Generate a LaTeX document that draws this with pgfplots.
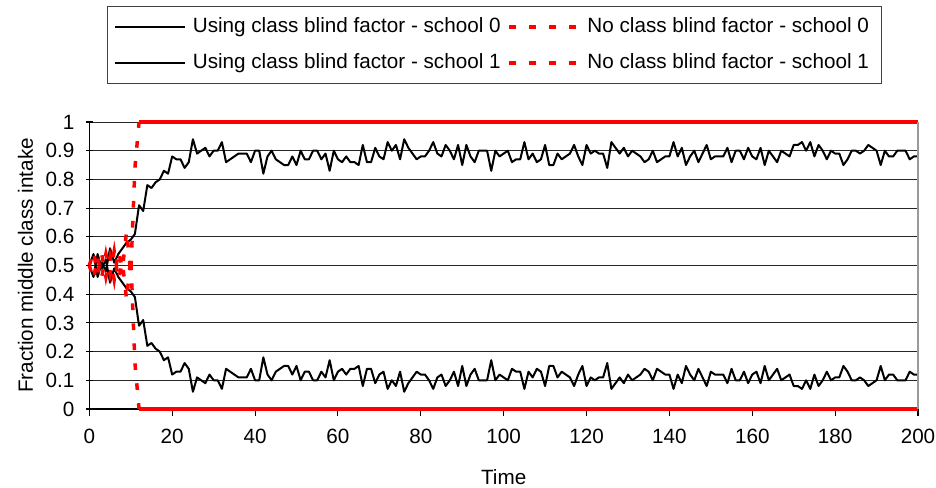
\documentclass[border=0pt]{standalone}
\usepackage{fontspec}
\setmainfont{Liberation Sans}
\usepackage{pgfplots}
\usepackage{pgfplotstable}
\pgfplotsset{compat=1.18}

% t, school 0, school 1 (using class blind factor)
\pgfplotstableread{
t a b
0 0.50 0.50
1 0.54 0.46
2 0.46 0.54
3 0.51 0.49
4 0.48 0.52
5 0.56 0.44
6 0.51 0.49
7 0.54 0.46
8 0.56 0.44
9 0.58 0.42
10 0.59 0.41
11 0.61 0.39
12 0.71 0.29
13 0.69 0.31
14 0.78 0.22
15 0.77 0.23
16 0.79 0.21
17 0.80 0.20
18 0.83 0.17
19 0.82 0.18
20 0.88 0.12
21 0.87 0.13
22 0.87 0.13
23 0.84 0.16
24 0.86 0.14
25 0.94 0.06
26 0.89 0.11
27 0.90 0.10
28 0.91 0.09
29 0.88 0.12
30 0.90 0.10
31 0.90 0.10
32 0.93 0.07
33 0.86 0.14
34 0.87 0.13
35 0.88 0.12
36 0.89 0.11
37 0.89 0.11
38 0.89 0.11
39 0.86 0.14
40 0.90 0.10
41 0.90 0.10
42 0.82 0.18
43 0.88 0.12
44 0.90 0.10
45 0.87 0.13
46 0.86 0.14
47 0.85 0.15
48 0.85 0.15
49 0.88 0.12
50 0.85 0.15
51 0.90 0.10
52 0.87 0.13
53 0.87 0.13
54 0.90 0.10
55 0.90 0.10
56 0.87 0.13
57 0.89 0.11
58 0.83 0.17
59 0.90 0.10
60 0.87 0.13
61 0.86 0.14
62 0.88 0.12
63 0.86 0.14
64 0.86 0.14
65 0.85 0.15
66 0.92 0.08
67 0.86 0.14
68 0.86 0.14
69 0.91 0.09
70 0.88 0.12
71 0.87 0.13
72 0.93 0.07
73 0.90 0.10
74 0.92 0.08
75 0.87 0.13
76 0.94 0.06
77 0.91 0.09
78 0.89 0.11
79 0.87 0.13
80 0.88 0.12
81 0.88 0.12
82 0.90 0.10
83 0.93 0.07
84 0.89 0.11
85 0.88 0.12
86 0.92 0.08
87 0.90 0.10
88 0.87 0.13
89 0.92 0.08
90 0.85 0.15
91 0.92 0.08
92 0.88 0.12
93 0.86 0.14
94 0.90 0.10
95 0.90 0.10
96 0.90 0.10
97 0.83 0.17
98 0.90 0.10
99 0.88 0.12
100 0.89 0.11
101 0.90 0.10
102 0.86 0.14
103 0.87 0.13
104 0.87 0.13
105 0.93 0.07
106 0.87 0.13
107 0.89 0.11
108 0.86 0.14
109 0.87 0.13
110 0.92 0.08
111 0.85 0.15
112 0.85 0.15
113 0.89 0.11
114 0.87 0.13
115 0.88 0.12
116 0.89 0.11
117 0.92 0.08
118 0.88 0.12
119 0.85 0.15
120 0.92 0.08
121 0.89 0.11
122 0.90 0.10
123 0.89 0.11
124 0.89 0.11
125 0.84 0.16
126 0.93 0.07
127 0.91 0.09
128 0.89 0.11
129 0.91 0.09
130 0.88 0.12
131 0.90 0.10
132 0.89 0.11
133 0.88 0.12
134 0.86 0.14
135 0.87 0.13
136 0.90 0.10
137 0.86 0.14
138 0.87 0.13
139 0.88 0.12
140 0.88 0.12
141 0.93 0.07
142 0.88 0.12
143 0.91 0.09
144 0.85 0.15
145 0.88 0.12
146 0.90 0.10
147 0.86 0.14
148 0.89 0.11
149 0.92 0.08
150 0.87 0.13
151 0.88 0.12
152 0.88 0.12
153 0.88 0.12
154 0.91 0.09
155 0.86 0.14
156 0.90 0.10
157 0.90 0.10
158 0.87 0.13
159 0.91 0.09
160 0.88 0.12
161 0.87 0.13
162 0.91 0.09
163 0.85 0.15
164 0.90 0.10
165 0.88 0.12
166 0.86 0.14
167 0.90 0.10
168 0.89 0.11
169 0.88 0.12
170 0.92 0.08
171 0.92 0.08
172 0.93 0.07
173 0.90 0.10
174 0.93 0.07
175 0.88 0.12
176 0.92 0.08
177 0.90 0.10
178 0.87 0.13
179 0.90 0.10
180 0.89 0.11
181 0.89 0.11
182 0.85 0.15
183 0.87 0.13
184 0.90 0.10
185 0.90 0.10
186 0.89 0.11
187 0.90 0.10
188 0.92 0.08
189 0.91 0.09
190 0.90 0.10
191 0.85 0.15
192 0.90 0.10
193 0.88 0.12
194 0.88 0.12
195 0.90 0.10
196 0.90 0.10
197 0.90 0.10
198 0.87 0.13
199 0.88 0.12
200 0.88 0.12
}\blacktab

% t, school 0, school 1 (no class blind factor), transition part
\pgfplotstableread{
t a b
0 0.50 0.50
1 0.55 0.45
2 0.47 0.53
3 0.54 0.46
4 0.46 0.54
5 0.53 0.47
6 0.45 0.55
7 0.55 0.45
8 0.49 0.51
9 0.62 0.38
10 0.47 0.53
11 0.84 0.16
12 1.00 0.00
}\redtab

% steady part (no class blind factor)
\pgfplotstableread{
t a b
12 1.00 0.00
200 1.00 0.00
}\redflat

\begin{document}
\begin{tikzpicture}
\path[use as bounding box] (-67pt,-59.25pt) rectangle (635pt,306.75pt);
\begin{axis}[
  at={(0,0)}, anchor=south west,
  scale only axis, width=621.5pt, height=215.25pt,
  xmin=0, xmax=200, ymin=0, ymax=1,
  xtick={0,20,...,200},
  ytick={0,0.1,0.2,0.3,0.4,0.5,0.6,0.7,0.8,0.9,1},
  yticklabels={0,0.1,0.2,0.3,0.4,0.5,0.6,0.7,0.8,0.9,1},
  axis x line*=bottom, axis y line*=left,
  axis line style={black, line width=0.8pt},
  ymajorgrids, grid style={black!85, line width=0.6pt},
  xtick align=outside, ytick align=center, major tick length=5pt,
  tick style={black, line width=0.8pt},
  clip=false,
  font=\fontsize{15.5}{18.6}\selectfont,
  /pgf/number format/assume math mode=true,
  yticklabel style={anchor=east, inner sep=0pt},
  xticklabel style={anchor=north, inner sep=0pt},
  xticklabel shift=10pt, yticklabel shift=8.6pt,
  xlabel={Time}, ylabel={Fraction middle class intake},
  every axis x label/.style={at={(axis description cs:0.5,0)}, anchor=base, inner sep=0pt, yshift=-57pt},
  every axis y label/.style={at={(axis description cs:0,0.5)}, xshift=-42pt, rotate=90, anchor=south, inner sep=0pt},
  legend columns=2,
  legend cell align=left,
  legend style={at={(0,0)}, anchor=north west, xshift=13pt, yshift=302pt,
    draw=black!75, line width=0.75pt, fill=white,
    inner xsep=5.25pt, inner ysep=8pt, row sep=12.6pt, column sep=5pt,
    nodes={inner sep=0pt, text height=11.1pt, text depth=3.3pt},
    font=\fontsize{15.5}{18.6}\selectfont},
  legend image code/.code={\draw[#1] (0pt,0pt) -- (52.5pt,0pt);},
]
\addplot[black, line width=1.5pt, line join=round, forget plot] table[x=t, y=a] {\blacktab};
\addplot[black, line width=1.5pt, line join=round, forget plot] table[x=t, y=b] {\blacktab};
\addplot[red, line width=2.6pt, dash pattern=on 5pt off 10pt, forget plot] table[x=t, y=a] {\redtab};
\addplot[red, line width=2.6pt, dash pattern=on 5pt off 10pt, forget plot] table[x=t, y=b] {\redtab};
\addplot[red, line width=2.6pt, forget plot] table[x=t, y=a] {\redflat};
\addplot[red, line width=2.6pt, forget plot] table[x=t, y=b] {\redflat};
\draw[gray!80, line width=1pt] (rel axis cs:1,0) -- (rel axis cs:1,1);

\addlegendimage{black, line width=1.5pt}
\addlegendentry{Using class blind factor - school 0}
\addlegendimage{red, line width=2.6pt, dash pattern=on 5pt off 10pt}
\addlegendentry{No class blind factor - school 0\hspace*{4pt}}
\addlegendimage{black, line width=1.5pt}
\addlegendentry{Using class blind factor - school 1}
\addlegendimage{red, line width=2.6pt, dash pattern=on 5pt off 10pt}
\addlegendentry{No class blind factor - school 1\hspace*{4pt}}
\end{axis}
\end{tikzpicture}
\end{document}
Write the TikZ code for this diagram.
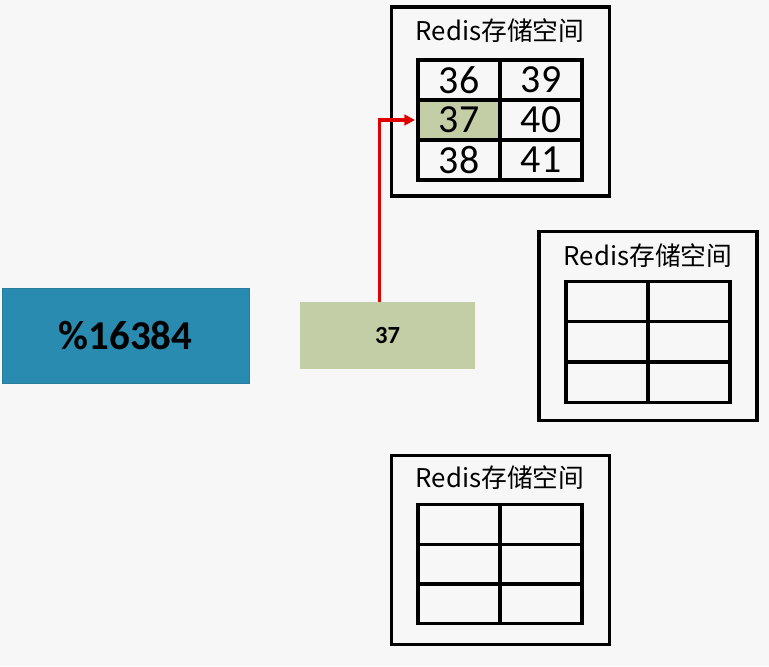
\documentclass[tikz,border=0pt]{standalone}
\usepackage{fontspec}
\setmainfont{Carlito}
\newfontfamily\cjk{Noto Sans CJK SC}
\usetikzlibrary{arrows.meta}
\definecolor{bgpage}{HTML}{F7F7F7}
\definecolor{modblue}{HTML}{2A8BB0}
\definecolor{slotgreen}{HTML}{C4CEA6}
\definecolor{arrowred}{HTML}{E00000}

\tikzset{
  frame/.style={draw, line width=3pt, minimum width=6.54cm, minimum height=5.67cm, inner sep=0pt},
  title/.style={font=\cjk\fontsize{22}{25}\selectfont},
  cell/.style={draw, line width=2.6pt, minimum width=2.46cm, minimum height=1.2cm, inner sep=0pt, font=\fontsize{34}{36}\selectfont},
}

\begin{document}
\begin{tikzpicture}[x=0.03cm, y=-0.03cm]
    \fill[bgpage] (0,0) rectangle (769,666);
    \useasboundingbox (0,0) rectangle (769,666);

    % modulo and slot
    \node[fill=modblue, draw=modblue!90!black, minimum width=7.41cm, minimum height=2.85cm, font=\bfseries\fontsize{35}{38}\selectfont] (mod) at (125.5,335.5) {\%16384};
    \node[fill=slotgreen, minimum width=5.25cm, minimum height=2.01cm, font=\bfseries\fontsize{21}{24}\selectfont] (slot) at (387.5,335.5) {37};

    % storage spaces
    \node[frame] (box1) at (500.5,101.5) {};
    \node[title] (title1) at (500,31) {Redis存储空间};
    \node[frame] (box2) at (648,326) {};
    \node[title] (title2) at (648,256) {Redis存储空间};
    \node[frame] (box3) at (500.5,550) {};
    \node[title] (title3) at (500,478) {Redis存储空间};

    % tables
    \foreach \i in {0,1,2} {
        \foreach \j in {0,1} {
            \pgfmathtruncatemacro\val{36+\i+3*\j}
            \ifnum\val=37 \def\cellfill{slotgreen}\else\def\cellfill{none}\fi
            \node[cell, fill=\cellfill] (t1-\i-\j) at (459+82*\j, 80+40*\i) {\val};
            \node[cell] (t2-\i-\j) at (607+82*\j, 301.5+40.3*\i) {};
            \node[cell] (t3-\i-\j) at (459+82*\j, 524.5+39.7*\i) {};
        }
    }

    % slot to storage
    \draw[arrowred, line width=2.6pt, -{Triangle[length=9pt,width=9pt]}, shorten >=1.3pt] ([xshift=-0.25cm]slot.north) |- (t1-1-0.west);
\end{tikzpicture}
\end{document}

_ _ _ _ _

BRIEF: Only the lines from "Write the TikZ code for this diagram." through "(title3) at (500,478)" should appear in your output, copied exactly with both end lines, and with no pictures.

COMPLETE ANSWER:
Write the TikZ code for this diagram.
\documentclass[tikz,border=0pt]{standalone}
\usepackage{fontspec}
\setmainfont{Carlito}
\newfontfamily\cjk{Noto Sans CJK SC}
\usetikzlibrary{arrows.meta}
\definecolor{bgpage}{HTML}{F7F7F7}
\definecolor{modblue}{HTML}{2A8BB0}
\definecolor{slotgreen}{HTML}{C4CEA6}
\definecolor{arrowred}{HTML}{E00000}

\tikzset{
  frame/.style={draw, line width=3pt, minimum width=6.54cm, minimum height=5.67cm, inner sep=0pt},
  title/.style={font=\cjk\fontsize{22}{25}\selectfont},
  cell/.style={draw, line width=2.6pt, minimum width=2.46cm, minimum height=1.2cm, inner sep=0pt, font=\fontsize{34}{36}\selectfont},
}

\begin{document}
\begin{tikzpicture}[x=0.03cm, y=-0.03cm]
    \fill[bgpage] (0,0) rectangle (769,666);
    \useasboundingbox (0,0) rectangle (769,666);

    % modulo and slot
    \node[fill=modblue, draw=modblue!90!black, minimum width=7.41cm, minimum height=2.85cm, font=\bfseries\fontsize{35}{38}\selectfont] (mod) at (125.5,335.5) {\%16384};
    \node[fill=slotgreen, minimum width=5.25cm, minimum height=2.01cm, font=\bfseries\fontsize{21}{24}\selectfont] (slot) at (387.5,335.5) {37};

    % storage spaces
    \node[frame] (box1) at (500.5,101.5) {};
    \node[title] (title1) at (500,31) {Redis存储空间};
    \node[frame] (box2) at (648,326) {};
    \node[title] (title2) at (648,256) {Redis存储空间};
    \node[frame] (box3) at (500.5,550) {};
    \node[title] (title3) at (500,478) {Redis存储空间};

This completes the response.